Proposed fix. Expose kv_set_many (array of {key, value}) and a kv_get_all / values: true flag on kv_list that returns values inline. Notably the API layer already has pub async fn set_batch(&self, entries: &[(&str, &str)]) — the batch primitive exists and just isn't surfaced as an MCP tool.

Cite. hyperdb-api/src/async_kv_store.rs:339 (set_batch).


5. The SQL-over-JSON bridge is the killer feature and is nearly undocumented (cheapest fix)

Problem. The most powerful capability — that a KV value holding JSON is directly queryable — had to be rediscovered empirically. JSON_VALUE(...) returns not implemented; -> on raw TEXT errors with requires a structured data type. The working pattern is value::json then -> / ->> / JSON_EACH(...). The hyper://schema/kv resource documents the LEFT-JOIN enrichment template but says nothing about querying JSON stored in a value, which is likely the highest-value pattern for an LLM memory store.

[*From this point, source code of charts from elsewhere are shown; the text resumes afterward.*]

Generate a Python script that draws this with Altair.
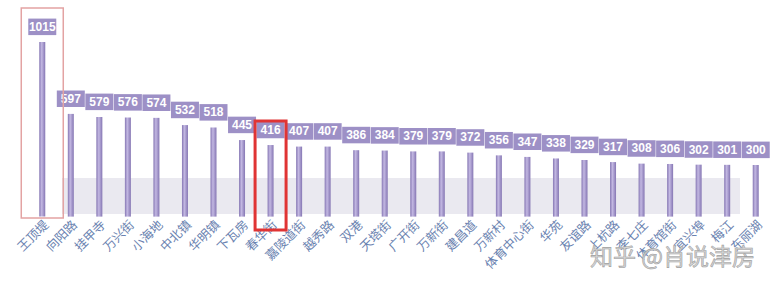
import altair as alt
import pandas as pd

categories = ["王顶堤", "向阳路", "挂甲寺", "万兴街", "小海地", "中北镇", "华明镇", "下瓦房",
              "春华街", "嘉陵道街", "越秀路", "双港", "天塔街", "广开街", "万新街", "建昌道",
              "万新村", "体育中心街", "华苑", "友谊路", "上杭路", "李七庄", "体育馆街", "宜兴埠",
              "梅江", "东丽湖"]
values = [1015, 597, 579, 576, 574, 532, 518, 445, 416, 407, 407, 386, 384, 379, 379, 372,
          356, 347, 338, 329, 317, 308, 306, 302, 301, 300]

# highlight boxes (in value units)
pink_name = ["王顶堤"]
pink_top = [1213]
pink_bottom = [-8]
red_name = ["春华街"]
red_top = [556]
red_bottom = [-78]

df = pd.DataFrame({"name": categories, "value": values})
pink_df = pd.DataFrame({"name": pink_name, "top": pink_top, "bottom": pink_bottom})
red_df = pd.DataFrame({"name": red_name, "top": red_top, "bottom": red_bottom})

yscale = alt.Scale(domain=[21, 1259], nice=False, zero=False)
xscale = alt.Scale(domain=categories, paddingInner=0, paddingOuter=0)

xenc = alt.X("name:N", sort=categories, scale=xscale,
             axis=alt.Axis(title=None, labelAngle=-45, labelColor="#6a82b0",
                           labelFontSize=12.5, labelFont="Noto Sans CJK SC",
                           domain=False, ticks=False, grid=False, labelPadding=5,
                           labelAlign="right", labelBaseline="top"))

floor = alt.Chart(pd.DataFrame({"a": [0]})).mark_rect(color="#eae9f0").encode(
    x=alt.value(34), x2=alt.value(712), y=alt.value(178), y2=alt.value(214)
)

grad = alt.Gradient(gradient="linear", x1=0, x2=1, y1=0, y2=0,
                    stops=[alt.GradientStop(color="#8576b3", offset=0),
                           alt.GradientStop(color="#c3b8e2", offset=0.4),
                           alt.GradientStop(color="#8576b3", offset=1)])

bars = alt.Chart(df).mark_bar(width=6, color=grad).encode(
    x=xenc,
    y=alt.Y("value:Q", scale=yscale, axis=None),
)

boxes = alt.Chart(df).transform_calculate(
    b0="datum.value + 40", b1="datum.value + 136"
).mark_bar(width=28, color="#9d90c6").encode(
    x=xenc,
    y=alt.Y("b0:Q", scale=yscale, axis=None),
    y2="b1:Q",
)

labels = alt.Chart(df).transform_calculate(
    c="datum.value + 88"
).mark_text(color="white", fontSize=12, font="Liberation Sans", fontWeight="bold",
            baseline="middle").encode(
    x=xenc,
    y=alt.Y("c:Q", scale=yscale, axis=None),
    text="value:Q",
)

pink = alt.Chart(pink_df).mark_bar(width=42, filled=False, stroke="#e3a3a3",
                                   strokeWidth=1.5).encode(
    x=xenc,
    y=alt.Y("top:Q", scale=yscale, axis=None),
    y2="bottom:Q",
)

red = alt.Chart(red_df).mark_bar(width=31, filled=False, stroke="#e03434",
                                 strokeWidth=3).encode(
    x=xenc,
    y=alt.Y("top:Q", scale=yscale, axis=None),
    y2="bottom:Q",
)

watermark = alt.Chart(pd.DataFrame({"t": ["知乎 @肖说津房"]})).mark_text(
    fontSize=23, font="Noto Sans CJK SC", color="#d6d6d6", stroke="#a0a0a0",
    strokeWidth=0.6, align="left", baseline="middle"
).encode(x=alt.value(562), y=alt.value(45 + 213), text="t:N")

chart = alt.layer(floor, bars, boxes, labels, pink, red, watermark).properties(
    width=742, height=213,
    padding={"left": 28, "top": 0, "right": 12, "bottom": 75},
    autosize=alt.AutoSizeParams(type="none"),
    background="white",
).configure_view(stroke=None)

chart.save("out.html", embed_options={"renderer": "svg", "actions": False})
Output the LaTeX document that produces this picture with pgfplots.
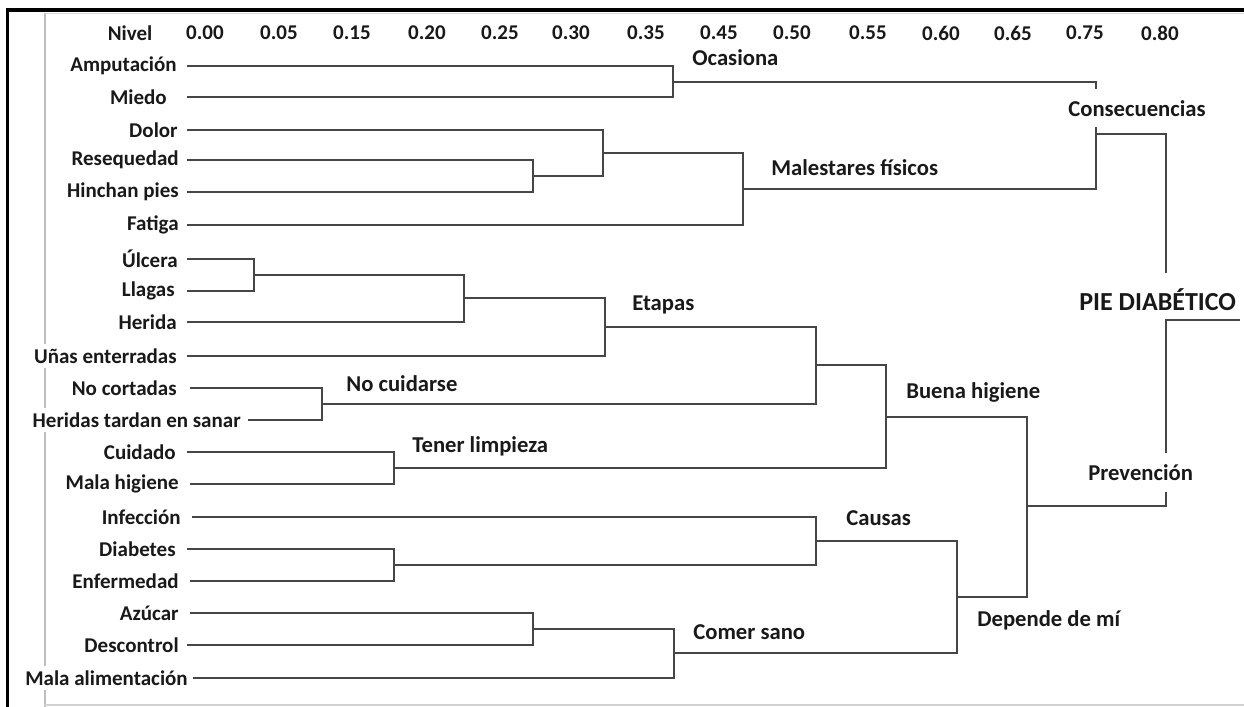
\documentclass[border=0pt]{standalone}
\usepackage{fontspec}
\setmainfont{Carlito}
\usepackage{pgfplots}
\pgfplotsset{compat=1.18}

\definecolor{linecol}{RGB}{70,70,70}
\definecolor{txtcol}{RGB}{25,25,25}
\definecolor{framegray}{RGB}{190,190,190}

\newcommand{\leaffont}{\fontsize{12.6}{14}\selectfont\bfseries}
\newcommand{\nodefont}{\fontsize{13.6}{15}\selectfont\bfseries}
\newcommand{\rootfont}{\fontsize{15.6}{17}\selectfont\bfseries}

\tikzset{
    leaflab/.style={anchor=east, font=\leaffont, text=txtcol, fill=white, inner xsep=0pt, inner ysep=3pt},
    clulab/.style={anchor=west, font=\nodefont, text=txtcol, inner sep=0pt},
    scalelab/.style={anchor=center, font=\leaffont, text=txtcol, inner sep=0pt},
}

\begin{document}
\begin{tikzpicture}
\begin{axis}[
    width=746.4pt, height=424.2pt,
    scale only axis,
    xmin=0, xmax=1244, ymin=0, ymax=707,
    y dir=reverse,
    hide axis,
    clip=false,
    dend/.style={draw=linecol, line width=1.25pt, no marks, line join=miter},
]
% frame
\addplot[draw=black, line width=2.6pt, no marks] coordinates {(6,10) (1244,10)};
\addplot[draw=black, line width=2.2pt, no marks] coordinates {(7.5,8) (7.5,707)};
\addplot[draw=framegray, line width=1.2pt, no marks] coordinates {(45,13) (45,707)};
\addplot[draw=framegray!60, line width=1pt, no marks] coordinates {(45,13.5) (1244,13.5)};
\addplot[draw=framegray!70, line width=1.2pt, no marks] coordinates {(45,705) (1244,705)};

% Consecuencias
\addplot[dend] coordinates {(187,66) (673,66) (673,97) (187,97)};
\addplot[dend] coordinates {(187,160) (533,160) (533,192) (187,192)};
\addplot[dend] coordinates {(187,130) (603,130) (603,176) (533,176)};
\addplot[dend] coordinates {(603,153) (743,153) (743,225) (187,225)};
\addplot[dend] coordinates {(673,82) (1096,82) (1096,89)};
\addplot[dend] coordinates {(1096,127) (1096,189) (743,189)};
\addplot[dend] coordinates {(1096,134) (1166,134) (1166,273)};
% root
\addplot[dend] coordinates {(1166,453) (1166,320) (1240,320)};
\addplot[dend] coordinates {(1166,492) (1166,506) (1027,506)};
% Buena higiene
\addplot[dend] coordinates {(187,259) (254,259) (254,291) (187,291)};
\addplot[dend] coordinates {(254,275) (464,275) (464,322) (187,322)};
\addplot[dend] coordinates {(464,298) (605,298) (605,356) (187,356)};
\addplot[dend] coordinates {(190,388) (322,388) (322,420) (248,420)};
\addplot[dend] coordinates {(605,327) (816,327) (816,404) (322,404)};
\addplot[dend] coordinates {(187,452) (394,452) (394,484) (190,484)};
\addplot[dend] coordinates {(816,365) (886,365) (886,468) (394,468)};
\addplot[dend] coordinates {(886,417) (1027,417) (1027,597) (957,597)};
% Depende de mi
\addplot[dend] coordinates {(187,549) (394,549) (394,581) (190,581)};
\addplot[dend] coordinates {(192,517) (816,517) (816,565) (394,565)};
\addplot[dend] coordinates {(190,613) (533,613) (533,645) (187,645)};
\addplot[dend] coordinates {(533,629) (674,629) (674,678) (193,678)};
\addplot[dend] coordinates {(816,541) (957,541) (957,653) (674,653)};

% top scale
\node[scalelab] at (axis cs:130,33) {Nivel};
\node[scalelab] at (axis cs:205,33) {0.00};
\node[scalelab] at (axis cs:279,33) {0.05};
\node[scalelab] at (axis cs:352,33) {0.15};
\node[scalelab] at (axis cs:427,33) {0.20};
\node[scalelab] at (axis cs:500,33) {0.25};
\node[scalelab] at (axis cs:571,33) {0.30};
\node[scalelab] at (axis cs:646,33) {0.35};
\node[scalelab] at (axis cs:719,33) {0.45};
\node[scalelab] at (axis cs:792,33) {0.50};
\node[scalelab] at (axis cs:868,33) {0.55};
\node[scalelab] at (axis cs:941,33) {0.60};
\node[scalelab] at (axis cs:1013,33) {0.65};
\node[scalelab] at (axis cs:1085,33) {0.75};
\node[scalelab] at (axis cs:1160,33) {0.80};

% leaves
\node[leaflab] at (axis cs:177,66) {Amputación};
\node[leaflab] at (axis cs:167,97) {Miedo};
\node[leaflab] at (axis cs:178,130) {Dolor};
\node[leaflab] at (axis cs:179,160) {Resequedad};
\node[leaflab] at (axis cs:179,192) {Hinchan pies};
\node[leaflab] at (axis cs:179,225) {Fatiga};
\node[leaflab] at (axis cs:178,259) {Úlcera};
\node[leaflab] at (axis cs:175,291) {Llagas};
\node[leaflab] at (axis cs:177,322) {Herida};
\node[leaflab] at (axis cs:177,356) {Uñas enterradas};
\node[leaflab] at (axis cs:177,388) {No cortadas};
\node[leaflab] at (axis cs:241,420) {Heridas tardan en sanar};
\node[leaflab] at (axis cs:176,452) {Cuidado};
\node[leaflab] at (axis cs:179,484) {Mala higiene};
\node[leaflab] at (axis cs:181,517) {Infección};
\node[leaflab] at (axis cs:176,549) {Diabetes};
\node[leaflab] at (axis cs:179,581) {Enfermedad};
\node[leaflab] at (axis cs:179,613) {Azúcar};
\node[leaflab] at (axis cs:179,645) {Descontrol};
\node[leaflab] at (axis cs:188,678) {Mala alimentación};

% cluster names
\node[clulab] at (axis cs:692,58) {Ocasiona};
\node[clulab] at (axis cs:1068,109) {Consecuencias};
\node[clulab] at (axis cs:771,168) {Malestares físicos};
\node[clulab] at (axis cs:632,305) {Etapas};
\node[clulab] at (axis cs:346,384) {No cuidarse};
\node[clulab] at (axis cs:412,446) {Tener limpieza};
\node[clulab] at (axis cs:906,392) {Buena higiene};
\node[clulab] at (axis cs:846,518) {Causas};
\node[clulab] at (axis cs:693,632) {Comer sano};
\node[clulab] at (axis cs:977,620) {Depende de mí};
\node[clulab] at (axis cs:1088,473) {Prevención};
\node[clulab, font=\rootfont] at (axis cs:1079,300) {PIE DIABÉTICO};
\end{axis}
\pgfresetboundingbox
\path (current axis.south west) rectangle (current axis.north east);
\end{tikzpicture}
\end{document}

Also worth a one-line dialect warning discovered in the same session: a bare ::numeric cast defaults to scale 0, so 41.54178215::numeric truncates to 42 before any ROUND(..., 4) runs — silently corrupting money/decimal aggregates. Cast via ::numeric(20,10) (or round the double directly).

Proposed fix (docs only). In the KV section of the README/hyper://schema/kv, add:

A value holding JSON can be queried with value::json + -> / ->> / JSON_EACH(...). JSON_VALUE(...) and -> on raw TEXT are not supported. When casting numeric JSON fields, use ::numeric(p,s) — a bare ::numeric defaults to scale 0 and truncates.

Cite. README KV section at hyperdb-mcp/src/readme.rs:187; hyper://schema/kv resource text.